Wyze, an IoT devices maker has just reported about a data leak from their servers, which resulted in exposing of 2.4 million customers database that includes email addresses, nicknames, WiFi SSID identifiers etc.
Whistleblowing External Sources
The leak was initially reported by Twelve Security and later confirmed by IPVM. Immediately, Wyze responded with enough data in its forum. The leak was reported to be an accident, as the internal database was left unprotected by an employee since December 14th, 2019.
The company realised this incident at 10 AM, when a support ticket was raised by an IVPM reporter at 9.21 AM (26th December), and immediately published on Twitter (at 9.35 AM), along with Twelve Security’s post. Dongsheng Song expressed his dissatisfaction in this disclosure methodology, as they were given just 14 minutes to fix it!

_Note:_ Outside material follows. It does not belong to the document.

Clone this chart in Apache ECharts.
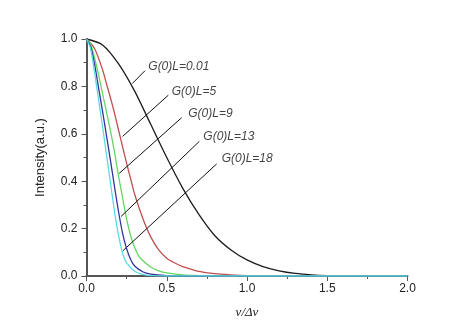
<!DOCTYPE html>
<html><head><meta charset="utf-8">
<script src="https://cdn.jsdelivr.net/npm/echarts@6/dist/echarts.min.js"></script>
<style>html,body{margin:0;padding:0;background:#fff}#c{width:474px;height:332px}</style>
</head><body><div id="c"></div>
<script>
// ---- data ----
var seriesNames = ['G(0)L=0.01','G(0)L=5','G(0)L=9','G(0)L=13','G(0)L=18'];
var blackX = [0,0.1,0.2,0.3,0.4,0.5,0.6,0.7,0.8,0.9,1.0,1.1,1.2,1.3,1.4,1.5,1.6,1.8,2.0];
var blackY = [1,0.975,0.895,0.78,0.64,0.50,0.37,0.26,0.17,0.11,0.068,0.04,0.022,0.011,0.005,0.002,0.001,0,0];
var redX = [0,0.05,0.1,0.125,0.15,0.175,0.2,0.225,0.25,0.275,0.3,0.35,0.4,0.45,0.5,0.55,0.6,0.7,0.8,0.9,1.0,1.2,1.5,2.0];
var redY = [1,0.96,0.87,0.81,0.75,0.685,0.615,0.545,0.475,0.41,0.345,0.245,0.165,0.11,0.075,0.055,0.04,0.02,0.01,0.005,0.002,0,0,0];
var greenX = [0,0.025,0.05,0.075,0.1,0.125,0.15,0.175,0.2,0.225,0.25,0.275,0.3,0.325,0.35,0.4,0.45,0.5,0.6,0.7,0.8,1.0,1.5,2.0];
var greenY = [1,0.98,0.92,0.85,0.77,0.69,0.61,0.52,0.42,0.33,0.24,0.17,0.12,0.085,0.065,0.038,0.022,0.013,0.005,0.002,0,0,0,0];
var blueX = [0,0.025,0.05,0.075,0.1,0.125,0.15,0.175,0.2,0.225,0.25,0.275,0.3,0.35,0.4,0.5,0.6,1.0,2.0];
var blueY = [1,0.97,0.895,0.795,0.695,0.59,0.485,0.375,0.27,0.18,0.115,0.07,0.042,0.018,0.008,0.002,0,0,0];
var cyanX = [0,0.025,0.05,0.075,0.1,0.125,0.15,0.175,0.2,0.225,0.25,0.3,0.35,0.4,0.5,1.0,2.0];
var cyanY = [1,0.96,0.86,0.745,0.63,0.51,0.39,0.27,0.17,0.095,0.055,0.02,0.007,0.002,0,0,0];
var xTicks = [0, 0.5, 1.0, 1.5, 2.0];
var yTicks = [0, 0.2, 0.4, 0.6, 0.8, 1.0];

// annotation placement (data units)
var annoTextAt = [[0.385,0.883],[0.531,0.777],[0.634,0.685],[0.728,0.586],[0.842,0.494]];
var arrowFrom = [[0.364,0.866],[0.510,0.763],[0.593,0.668],[0.703,0.568],[0.811,0.473]];
var arrowTo = [[0.285,0.812],[0.225,0.589],[0.204,0.433],[0.215,0.251],[0.226,0.106]];

var colors = ['#1c1c1c','#c24e4e','#62d862','#34349c','#5cdbe2'];
var xsList = [blackX, redX, greenX, blueX, cyanX];
var ysList = [blackY, redY, greenY, blueY, cyanY];

function pairs(xs, ys){ return xs.map(function(x,i){ return [x, ys[i]]; }); }

var series = xsList.map(function(xs, k){
  return {
    name: seriesNames[k], type: 'line', data: pairs(xs, ysList[k]),
    showSymbol: false, smooth: 0.3,
    lineStyle: {color: colors[k], width: 1.3}, z: 2 + k
  };
});

series.push({
  type: 'scatter', symbolSize: 0, z: 20,
  data: annoTextAt.map(function(p, i){ return {value: p, name: seriesNames[i]}; }),
  label: {show: true, position: 'right', distance: 0, formatter: '{b}',
    fontStyle: 'italic', fontSize: 12, fontFamily: 'Liberation Sans, Arial, sans-serif', color: '#111'},
  markLine: {
    silent: true, animation: false, symbol: ['none','arrow'], symbolSize: [0, 9],
    lineStyle: {color: '#111', width: 1, type: 'solid'}, label: {show: false},
    data: arrowFrom.map(function(p, i){ return [{coord: p}, {coord: arrowTo[i]}]; })
  }
});

var chart = echarts.init(document.getElementById('c'), null, {renderer: 'canvas'});
chart.setOption({
  animation: false,
  backgroundColor: '#ffffff',
  grid: {left: 86.5, right: 66.5, top: 39, bottom: 56},
  xAxis: {
    type: 'value', min: xTicks[0], max: xTicks[xTicks.length-1], interval: 0.5,
    name: 'ν/Δν', nameLocation: 'middle', nameGap: 30,
    nameTextStyle: {fontFamily: 'Liberation Serif, Times New Roman, serif', fontStyle: 'italic', fontSize: 13, color: '#222'},
    axisLine: {lineStyle: {color: '#555', width: 2}},
    axisTick: {show: true, length: 5, lineStyle: {color: '#555'}},
    minorTick: {show: true, splitNumber: 2, length: 3, lineStyle: {color: '#555'}},
    splitLine: {show: false},
    axisLabel: {margin: 7, fontSize: 12, color: '#222', fontFamily: 'Liberation Sans, Arial, sans-serif',
      formatter: function(v){ return v.toFixed(1); }}
  },
  yAxis: {
    type: 'value', min: yTicks[0], max: yTicks[yTicks.length-1], interval: 0.2,
    name: 'Intensity(a.u.)', nameLocation: 'middle', nameGap: 40,
    nameTextStyle: {fontFamily: 'Liberation Sans, Arial, sans-serif', fontSize: 13, color: '#222'},
    axisLine: {show: true, lineStyle: {color: '#555', width: 2}},
    axisTick: {show: true, length: 5, lineStyle: {color: '#555'}},
    minorTick: {show: true, splitNumber: 2, length: 3, lineStyle: {color: '#555'}},
    splitLine: {show: false},
    axisLabel: {margin: 9, fontSize: 12, color: '#222', fontFamily: 'Liberation Sans, Arial, sans-serif',
      formatter: function(v){ return v.toFixed(1); }}
  },
  series: series
});
</script></body></html>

Song explained the leak related to their Elasticsearch system, a new tech to handle their queries quickly. This was told to be a project initiated recently to handle their rapid growth. Song said,
“To help manage the extremely fast growth of Wyze, we recently initiated a new internal project to find better ways to measure basic business metrics like device activations, failed connection rates, etc.”
Though this was the system compromised, he assured that there were no sensitive details being leaked as passwords or financial information of their users. The data leaked is of:
- Email addresses of Wyze customers
- User assigned nicknames to their Wyze security cameras
- WiFi network SSID identifiers,
- Alexa tokens to connect Wyze devices to Alexa devices
While Song admitted collecting health information of 140- member group who’s under beta testing of their new product, he denied claims of Twelve Security of Wyze APIs being exposed and user data being sent back to Alibaba Cloud in China.
Song closes the post on a, not of sorry of this incident and assures to add their ongoing investigation results soon. Wrapping this year in such similar path is the company Ring, a famous smart security gadget maker which was alleged by many customers to be compromised somehow, and used for watching and communicating with their children by unknowns.